▶ _TASK DATA_:
====
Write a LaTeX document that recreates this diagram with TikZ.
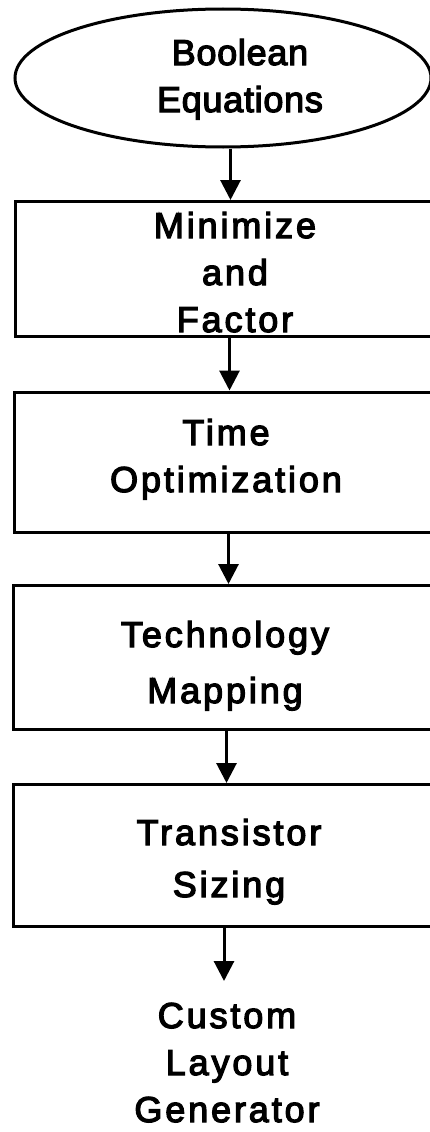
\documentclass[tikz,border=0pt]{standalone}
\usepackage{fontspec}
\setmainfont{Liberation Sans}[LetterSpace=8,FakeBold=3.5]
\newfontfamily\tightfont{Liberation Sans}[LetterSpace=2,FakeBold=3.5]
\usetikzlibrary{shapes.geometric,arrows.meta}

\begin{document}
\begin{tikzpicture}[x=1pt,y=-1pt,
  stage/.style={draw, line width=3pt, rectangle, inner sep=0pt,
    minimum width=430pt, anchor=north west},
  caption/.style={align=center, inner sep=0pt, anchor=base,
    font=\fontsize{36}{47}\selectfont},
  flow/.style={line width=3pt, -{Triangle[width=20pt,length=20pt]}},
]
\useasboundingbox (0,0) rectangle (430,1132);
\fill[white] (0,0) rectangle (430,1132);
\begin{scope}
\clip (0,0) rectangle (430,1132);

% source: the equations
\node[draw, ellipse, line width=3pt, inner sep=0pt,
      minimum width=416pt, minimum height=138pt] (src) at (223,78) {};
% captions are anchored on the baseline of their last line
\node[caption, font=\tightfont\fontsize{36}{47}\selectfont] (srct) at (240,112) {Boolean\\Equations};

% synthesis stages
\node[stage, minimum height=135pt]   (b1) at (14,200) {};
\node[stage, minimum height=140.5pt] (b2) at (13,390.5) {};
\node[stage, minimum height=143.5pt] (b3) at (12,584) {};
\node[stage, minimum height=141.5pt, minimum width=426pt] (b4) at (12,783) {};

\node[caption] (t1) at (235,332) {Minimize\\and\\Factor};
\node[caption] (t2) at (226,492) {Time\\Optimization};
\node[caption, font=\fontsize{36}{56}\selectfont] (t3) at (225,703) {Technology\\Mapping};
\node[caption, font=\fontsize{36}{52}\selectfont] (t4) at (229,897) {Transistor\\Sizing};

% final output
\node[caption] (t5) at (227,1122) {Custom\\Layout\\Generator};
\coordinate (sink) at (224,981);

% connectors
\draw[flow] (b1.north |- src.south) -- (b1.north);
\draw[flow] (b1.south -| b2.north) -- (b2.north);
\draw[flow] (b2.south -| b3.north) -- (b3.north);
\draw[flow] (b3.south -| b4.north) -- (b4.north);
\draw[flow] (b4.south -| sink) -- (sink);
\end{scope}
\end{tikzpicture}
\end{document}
====
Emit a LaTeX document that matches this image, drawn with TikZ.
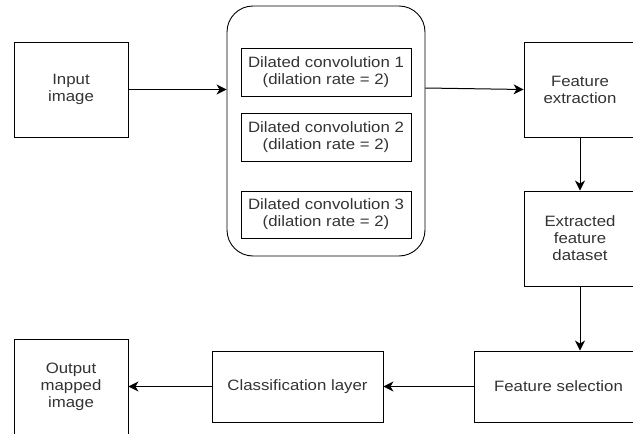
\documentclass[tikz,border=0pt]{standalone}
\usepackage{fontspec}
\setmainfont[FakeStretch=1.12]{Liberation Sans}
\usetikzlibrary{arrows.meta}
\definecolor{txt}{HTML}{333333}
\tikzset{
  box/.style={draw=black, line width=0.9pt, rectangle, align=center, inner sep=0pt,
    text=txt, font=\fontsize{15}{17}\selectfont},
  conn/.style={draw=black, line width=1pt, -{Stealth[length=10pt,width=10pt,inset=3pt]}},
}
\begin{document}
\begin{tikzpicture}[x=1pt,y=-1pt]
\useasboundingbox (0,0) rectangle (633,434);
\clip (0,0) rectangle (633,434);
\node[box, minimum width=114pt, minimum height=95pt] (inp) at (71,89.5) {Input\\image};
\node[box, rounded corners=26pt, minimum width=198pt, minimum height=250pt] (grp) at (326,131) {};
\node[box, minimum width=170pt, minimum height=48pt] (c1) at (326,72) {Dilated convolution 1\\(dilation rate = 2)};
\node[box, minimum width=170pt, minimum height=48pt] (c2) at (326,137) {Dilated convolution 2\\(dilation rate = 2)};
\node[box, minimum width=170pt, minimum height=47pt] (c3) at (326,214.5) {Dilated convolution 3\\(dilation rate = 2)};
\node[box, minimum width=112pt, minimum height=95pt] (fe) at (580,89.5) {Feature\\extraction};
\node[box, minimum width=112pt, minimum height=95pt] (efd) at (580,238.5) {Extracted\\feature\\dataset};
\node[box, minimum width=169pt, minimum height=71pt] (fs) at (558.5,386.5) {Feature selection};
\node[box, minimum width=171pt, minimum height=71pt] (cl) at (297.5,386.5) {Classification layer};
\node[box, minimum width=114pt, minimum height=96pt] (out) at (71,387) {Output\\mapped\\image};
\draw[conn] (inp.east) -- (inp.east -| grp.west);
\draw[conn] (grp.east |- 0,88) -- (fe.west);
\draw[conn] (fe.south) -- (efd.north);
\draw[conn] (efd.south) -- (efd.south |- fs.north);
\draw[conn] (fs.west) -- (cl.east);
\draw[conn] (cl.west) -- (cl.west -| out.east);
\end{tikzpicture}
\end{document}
====
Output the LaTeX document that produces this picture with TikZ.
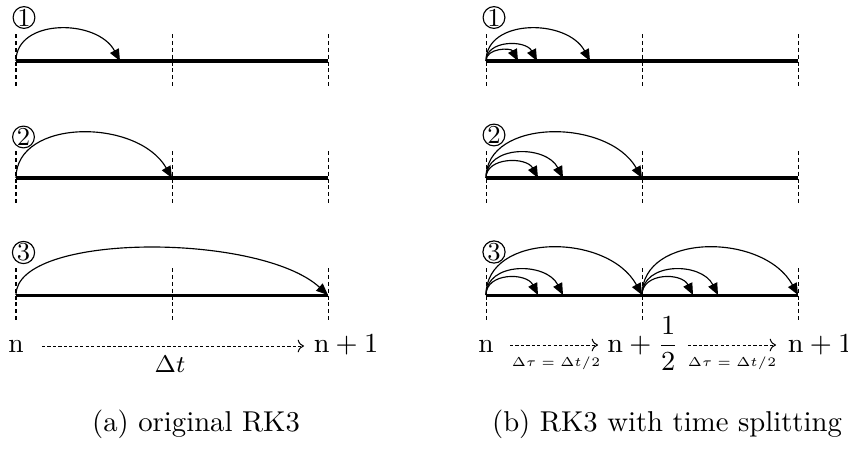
====
▶ _WHAT NEEDS TO BE DONE_: From the records above, quote word for word only the lines beginning at the line that has "Write a LaTeX" and stopping after the line that has "(sink) at (224,981);". Omit the pictures.

▶ _SOLUTION FOR THIS EXERCISE_:
Write a LaTeX document that recreates this diagram with TikZ.
\documentclass[tikz,border=0pt]{standalone}
\usepackage{fontspec}
\setmainfont{Liberation Sans}[LetterSpace=8,FakeBold=3.5]
\newfontfamily\tightfont{Liberation Sans}[LetterSpace=2,FakeBold=3.5]
\usetikzlibrary{shapes.geometric,arrows.meta}

\begin{document}
\begin{tikzpicture}[x=1pt,y=-1pt,
  stage/.style={draw, line width=3pt, rectangle, inner sep=0pt,
    minimum width=430pt, anchor=north west},
  caption/.style={align=center, inner sep=0pt, anchor=base,
    font=\fontsize{36}{47}\selectfont},
  flow/.style={line width=3pt, -{Triangle[width=20pt,length=20pt]}},
]
\useasboundingbox (0,0) rectangle (430,1132);
\fill[white] (0,0) rectangle (430,1132);
\begin{scope}
\clip (0,0) rectangle (430,1132);

% source: the equations
\node[draw, ellipse, line width=3pt, inner sep=0pt,
      minimum width=416pt, minimum height=138pt] (src) at (223,78) {};
% captions are anchored on the baseline of their last line
\node[caption, font=\tightfont\fontsize{36}{47}\selectfont] (srct) at (240,112) {Boolean\\Equations};

% synthesis stages
\node[stage, minimum height=135pt]   (b1) at (14,200) {};
\node[stage, minimum height=140.5pt] (b2) at (13,390.5) {};
\node[stage, minimum height=143.5pt] (b3) at (12,584) {};
\node[stage, minimum height=141.5pt, minimum width=426pt] (b4) at (12,783) {};

\node[caption] (t1) at (235,332) {Minimize\\and\\Factor};
\node[caption] (t2) at (226,492) {Time\\Optimization};
\node[caption, font=\fontsize{36}{56}\selectfont] (t3) at (225,703) {Technology\\Mapping};
\node[caption, font=\fontsize{36}{52}\selectfont] (t4) at (229,897) {Transistor\\Sizing};

% final output
\node[caption] (t5) at (227,1122) {Custom\\Layout\\Generator};
\coordinate (sink) at (224,981);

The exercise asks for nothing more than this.